**GIVEN DATA**
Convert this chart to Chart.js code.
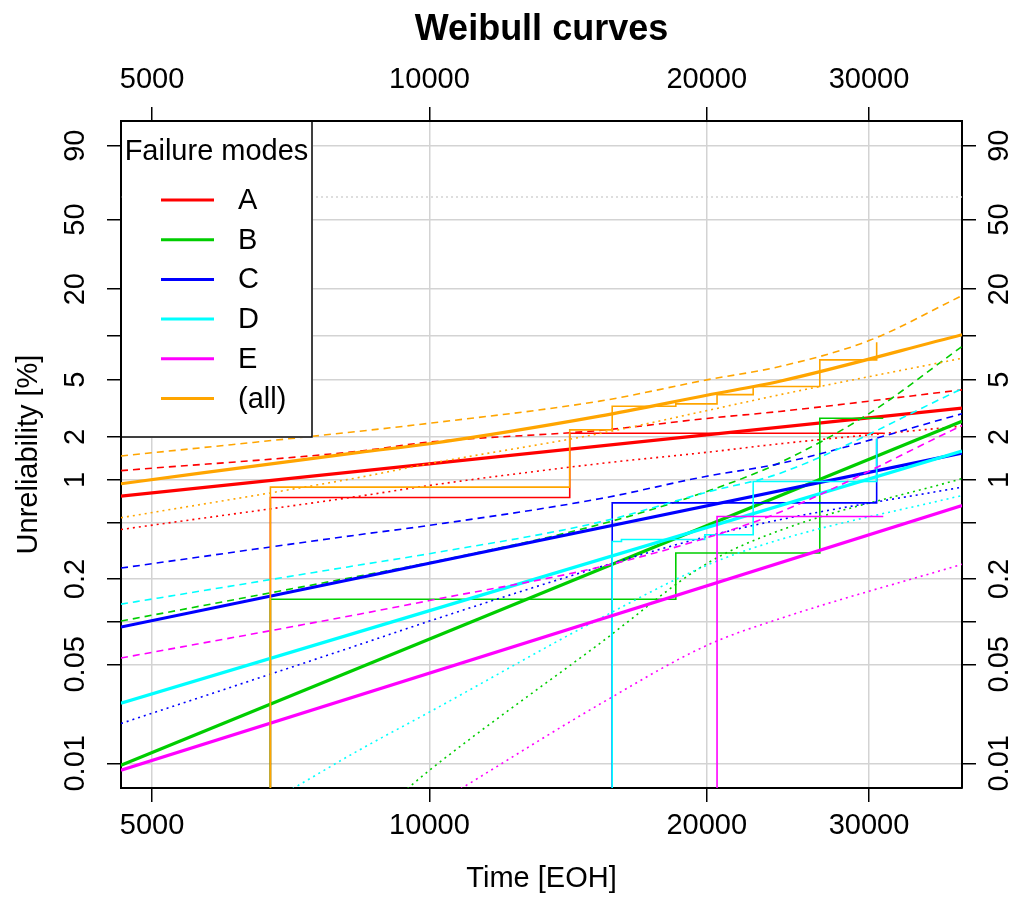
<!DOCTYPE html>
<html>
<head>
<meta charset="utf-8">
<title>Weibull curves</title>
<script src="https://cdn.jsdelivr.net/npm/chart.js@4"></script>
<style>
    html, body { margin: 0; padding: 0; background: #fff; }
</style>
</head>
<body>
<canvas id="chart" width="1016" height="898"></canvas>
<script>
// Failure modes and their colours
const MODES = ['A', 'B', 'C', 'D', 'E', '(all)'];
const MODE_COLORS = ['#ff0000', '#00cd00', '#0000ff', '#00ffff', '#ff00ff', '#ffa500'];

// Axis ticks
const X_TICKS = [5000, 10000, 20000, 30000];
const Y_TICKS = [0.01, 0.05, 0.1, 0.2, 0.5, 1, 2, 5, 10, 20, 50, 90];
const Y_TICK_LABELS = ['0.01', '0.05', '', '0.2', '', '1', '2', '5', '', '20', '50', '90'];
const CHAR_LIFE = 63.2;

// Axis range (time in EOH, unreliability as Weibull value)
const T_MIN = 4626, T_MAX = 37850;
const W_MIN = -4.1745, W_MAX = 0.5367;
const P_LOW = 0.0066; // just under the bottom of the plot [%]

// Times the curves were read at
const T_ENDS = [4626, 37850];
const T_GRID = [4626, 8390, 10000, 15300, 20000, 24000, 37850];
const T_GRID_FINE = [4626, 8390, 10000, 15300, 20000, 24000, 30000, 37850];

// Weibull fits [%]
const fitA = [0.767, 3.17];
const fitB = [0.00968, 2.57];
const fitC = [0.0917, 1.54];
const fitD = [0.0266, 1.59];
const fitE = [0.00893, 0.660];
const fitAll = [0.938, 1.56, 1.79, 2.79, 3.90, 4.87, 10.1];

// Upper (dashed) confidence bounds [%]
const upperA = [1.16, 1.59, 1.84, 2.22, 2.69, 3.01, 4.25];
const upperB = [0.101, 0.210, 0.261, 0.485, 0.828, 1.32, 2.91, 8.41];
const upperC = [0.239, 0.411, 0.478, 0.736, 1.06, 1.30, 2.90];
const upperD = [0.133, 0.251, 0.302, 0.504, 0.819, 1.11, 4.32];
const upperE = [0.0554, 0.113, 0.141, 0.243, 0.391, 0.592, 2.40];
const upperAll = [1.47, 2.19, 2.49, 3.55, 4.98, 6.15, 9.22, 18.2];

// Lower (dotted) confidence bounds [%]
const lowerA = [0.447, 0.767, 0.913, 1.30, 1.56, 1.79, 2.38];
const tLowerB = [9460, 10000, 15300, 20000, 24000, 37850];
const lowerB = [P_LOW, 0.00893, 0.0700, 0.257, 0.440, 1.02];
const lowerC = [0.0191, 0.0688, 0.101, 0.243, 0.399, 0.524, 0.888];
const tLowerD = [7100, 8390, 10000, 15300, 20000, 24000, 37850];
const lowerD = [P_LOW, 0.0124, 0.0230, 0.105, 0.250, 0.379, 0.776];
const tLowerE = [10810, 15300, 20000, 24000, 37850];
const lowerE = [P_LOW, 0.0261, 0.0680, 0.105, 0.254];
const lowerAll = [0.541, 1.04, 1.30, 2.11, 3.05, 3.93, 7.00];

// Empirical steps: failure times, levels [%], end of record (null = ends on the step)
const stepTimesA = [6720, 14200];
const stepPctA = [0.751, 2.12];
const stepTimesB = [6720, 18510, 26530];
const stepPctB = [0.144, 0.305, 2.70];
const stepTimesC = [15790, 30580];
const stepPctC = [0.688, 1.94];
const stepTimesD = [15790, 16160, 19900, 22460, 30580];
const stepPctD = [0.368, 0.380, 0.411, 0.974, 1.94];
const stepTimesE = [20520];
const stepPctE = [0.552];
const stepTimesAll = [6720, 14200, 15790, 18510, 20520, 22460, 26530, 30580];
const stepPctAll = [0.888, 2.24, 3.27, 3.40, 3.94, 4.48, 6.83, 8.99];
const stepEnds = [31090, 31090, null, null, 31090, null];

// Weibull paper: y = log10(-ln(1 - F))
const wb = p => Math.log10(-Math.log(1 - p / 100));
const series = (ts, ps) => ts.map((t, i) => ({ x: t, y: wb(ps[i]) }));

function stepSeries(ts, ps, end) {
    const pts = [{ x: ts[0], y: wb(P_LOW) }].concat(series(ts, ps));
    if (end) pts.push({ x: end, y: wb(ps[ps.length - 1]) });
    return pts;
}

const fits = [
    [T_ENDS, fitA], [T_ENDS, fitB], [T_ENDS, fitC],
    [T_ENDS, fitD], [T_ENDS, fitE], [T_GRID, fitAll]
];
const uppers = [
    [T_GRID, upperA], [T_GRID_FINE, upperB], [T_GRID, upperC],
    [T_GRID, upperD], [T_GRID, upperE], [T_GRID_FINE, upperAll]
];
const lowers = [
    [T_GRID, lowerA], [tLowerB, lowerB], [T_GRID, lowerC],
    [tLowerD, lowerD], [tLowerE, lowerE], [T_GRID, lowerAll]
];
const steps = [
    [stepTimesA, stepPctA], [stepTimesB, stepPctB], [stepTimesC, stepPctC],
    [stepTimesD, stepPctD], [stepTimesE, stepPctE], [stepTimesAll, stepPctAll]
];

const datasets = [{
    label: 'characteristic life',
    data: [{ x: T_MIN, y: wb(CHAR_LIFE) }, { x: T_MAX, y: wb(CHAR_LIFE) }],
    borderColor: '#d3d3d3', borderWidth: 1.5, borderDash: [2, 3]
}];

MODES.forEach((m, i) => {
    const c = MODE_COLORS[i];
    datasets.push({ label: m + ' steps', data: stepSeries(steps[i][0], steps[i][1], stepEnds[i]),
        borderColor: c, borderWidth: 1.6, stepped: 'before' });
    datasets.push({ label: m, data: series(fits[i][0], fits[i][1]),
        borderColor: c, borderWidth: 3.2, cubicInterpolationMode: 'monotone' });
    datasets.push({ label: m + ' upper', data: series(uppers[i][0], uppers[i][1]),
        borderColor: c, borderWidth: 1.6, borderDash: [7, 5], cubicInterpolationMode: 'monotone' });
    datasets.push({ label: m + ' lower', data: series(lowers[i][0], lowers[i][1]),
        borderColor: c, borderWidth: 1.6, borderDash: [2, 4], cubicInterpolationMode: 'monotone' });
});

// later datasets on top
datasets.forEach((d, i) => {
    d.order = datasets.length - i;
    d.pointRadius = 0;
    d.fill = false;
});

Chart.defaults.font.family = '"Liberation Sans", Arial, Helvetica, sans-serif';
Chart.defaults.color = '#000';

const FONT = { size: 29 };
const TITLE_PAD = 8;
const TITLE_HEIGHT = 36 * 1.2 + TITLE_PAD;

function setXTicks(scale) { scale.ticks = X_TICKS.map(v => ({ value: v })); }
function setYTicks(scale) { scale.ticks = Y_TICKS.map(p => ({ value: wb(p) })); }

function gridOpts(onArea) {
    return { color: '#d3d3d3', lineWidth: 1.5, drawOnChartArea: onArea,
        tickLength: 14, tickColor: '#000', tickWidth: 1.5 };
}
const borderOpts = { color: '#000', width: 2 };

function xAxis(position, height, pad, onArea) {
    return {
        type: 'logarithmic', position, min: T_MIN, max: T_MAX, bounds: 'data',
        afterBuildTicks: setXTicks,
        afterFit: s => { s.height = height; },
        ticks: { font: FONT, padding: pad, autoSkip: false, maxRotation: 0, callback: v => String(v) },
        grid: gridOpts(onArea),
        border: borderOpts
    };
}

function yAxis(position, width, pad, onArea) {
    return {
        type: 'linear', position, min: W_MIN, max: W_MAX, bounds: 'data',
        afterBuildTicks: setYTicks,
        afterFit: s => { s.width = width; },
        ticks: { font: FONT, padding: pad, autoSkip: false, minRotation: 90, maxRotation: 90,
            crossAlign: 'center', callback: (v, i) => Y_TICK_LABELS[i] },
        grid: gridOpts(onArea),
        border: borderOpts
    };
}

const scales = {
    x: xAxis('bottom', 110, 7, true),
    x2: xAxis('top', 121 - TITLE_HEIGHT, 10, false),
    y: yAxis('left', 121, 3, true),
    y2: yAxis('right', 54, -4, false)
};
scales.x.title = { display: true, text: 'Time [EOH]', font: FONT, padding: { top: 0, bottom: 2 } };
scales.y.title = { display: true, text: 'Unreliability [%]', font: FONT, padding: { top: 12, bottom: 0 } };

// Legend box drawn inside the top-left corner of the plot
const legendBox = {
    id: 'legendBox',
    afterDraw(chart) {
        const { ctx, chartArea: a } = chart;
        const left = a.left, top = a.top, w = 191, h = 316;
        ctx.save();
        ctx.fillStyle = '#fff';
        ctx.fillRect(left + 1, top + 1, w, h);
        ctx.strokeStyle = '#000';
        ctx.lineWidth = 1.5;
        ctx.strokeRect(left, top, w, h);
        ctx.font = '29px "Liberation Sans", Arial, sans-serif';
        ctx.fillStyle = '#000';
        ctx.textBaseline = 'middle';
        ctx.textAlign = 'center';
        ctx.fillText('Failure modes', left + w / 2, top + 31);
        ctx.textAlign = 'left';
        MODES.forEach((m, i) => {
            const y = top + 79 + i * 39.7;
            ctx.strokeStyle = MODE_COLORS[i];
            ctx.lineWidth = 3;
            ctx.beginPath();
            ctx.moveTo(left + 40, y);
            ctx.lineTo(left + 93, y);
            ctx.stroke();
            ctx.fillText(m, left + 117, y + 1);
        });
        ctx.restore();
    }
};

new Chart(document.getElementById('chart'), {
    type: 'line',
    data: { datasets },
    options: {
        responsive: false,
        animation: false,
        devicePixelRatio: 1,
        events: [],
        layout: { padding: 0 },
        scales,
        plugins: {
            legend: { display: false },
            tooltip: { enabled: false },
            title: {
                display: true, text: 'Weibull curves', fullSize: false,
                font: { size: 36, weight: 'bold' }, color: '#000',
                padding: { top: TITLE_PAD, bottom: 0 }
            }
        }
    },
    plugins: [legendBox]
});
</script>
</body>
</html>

**WHAT TO WORK ON**
Write down every line from the opening of the listing to the line with "6.15, 9.22, 18.2];", both included, and nothing else; the pictures are omitted.

**WRITTEN REPLY**
Convert this chart to Chart.js code.
<!DOCTYPE html>
<html>
<head>
<meta charset="utf-8">
<title>Weibull curves</title>
<script src="https://cdn.jsdelivr.net/npm/chart.js@4"></script>
<style>
    html, body { margin: 0; padding: 0; background: #fff; }
</style>
</head>
<body>
<canvas id="chart" width="1016" height="898"></canvas>
<script>
// Failure modes and their colours
const MODES = ['A', 'B', 'C', 'D', 'E', '(all)'];
const MODE_COLORS = ['#ff0000', '#00cd00', '#0000ff', '#00ffff', '#ff00ff', '#ffa500'];

// Axis ticks
const X_TICKS = [5000, 10000, 20000, 30000];
const Y_TICKS = [0.01, 0.05, 0.1, 0.2, 0.5, 1, 2, 5, 10, 20, 50, 90];
const Y_TICK_LABELS = ['0.01', '0.05', '', '0.2', '', '1', '2', '5', '', '20', '50', '90'];
const CHAR_LIFE = 63.2;

// Axis range (time in EOH, unreliability as Weibull value)
const T_MIN = 4626, T_MAX = 37850;
const W_MIN = -4.1745, W_MAX = 0.5367;
const P_LOW = 0.0066; // just under the bottom of the plot [%]

// Times the curves were read at
const T_ENDS = [4626, 37850];
const T_GRID = [4626, 8390, 10000, 15300, 20000, 24000, 37850];
const T_GRID_FINE = [4626, 8390, 10000, 15300, 20000, 24000, 30000, 37850];

// Weibull fits [%]
const fitA = [0.767, 3.17];
const fitB = [0.00968, 2.57];
const fitC = [0.0917, 1.54];
const fitD = [0.0266, 1.59];
const fitE = [0.00893, 0.660];
const fitAll = [0.938, 1.56, 1.79, 2.79, 3.90, 4.87, 10.1];

// Upper (dashed) confidence bounds [%]
const upperA = [1.16, 1.59, 1.84, 2.22, 2.69, 3.01, 4.25];
const upperB = [0.101, 0.210, 0.261, 0.485, 0.828, 1.32, 2.91, 8.41];
const upperC = [0.239, 0.411, 0.478, 0.736, 1.06, 1.30, 2.90];
const upperD = [0.133, 0.251, 0.302, 0.504, 0.819, 1.11, 4.32];
const upperE = [0.0554, 0.113, 0.141, 0.243, 0.391, 0.592, 2.40];
const upperAll = [1.47, 2.19, 2.49, 3.55, 4.98, 6.15, 9.22, 18.2];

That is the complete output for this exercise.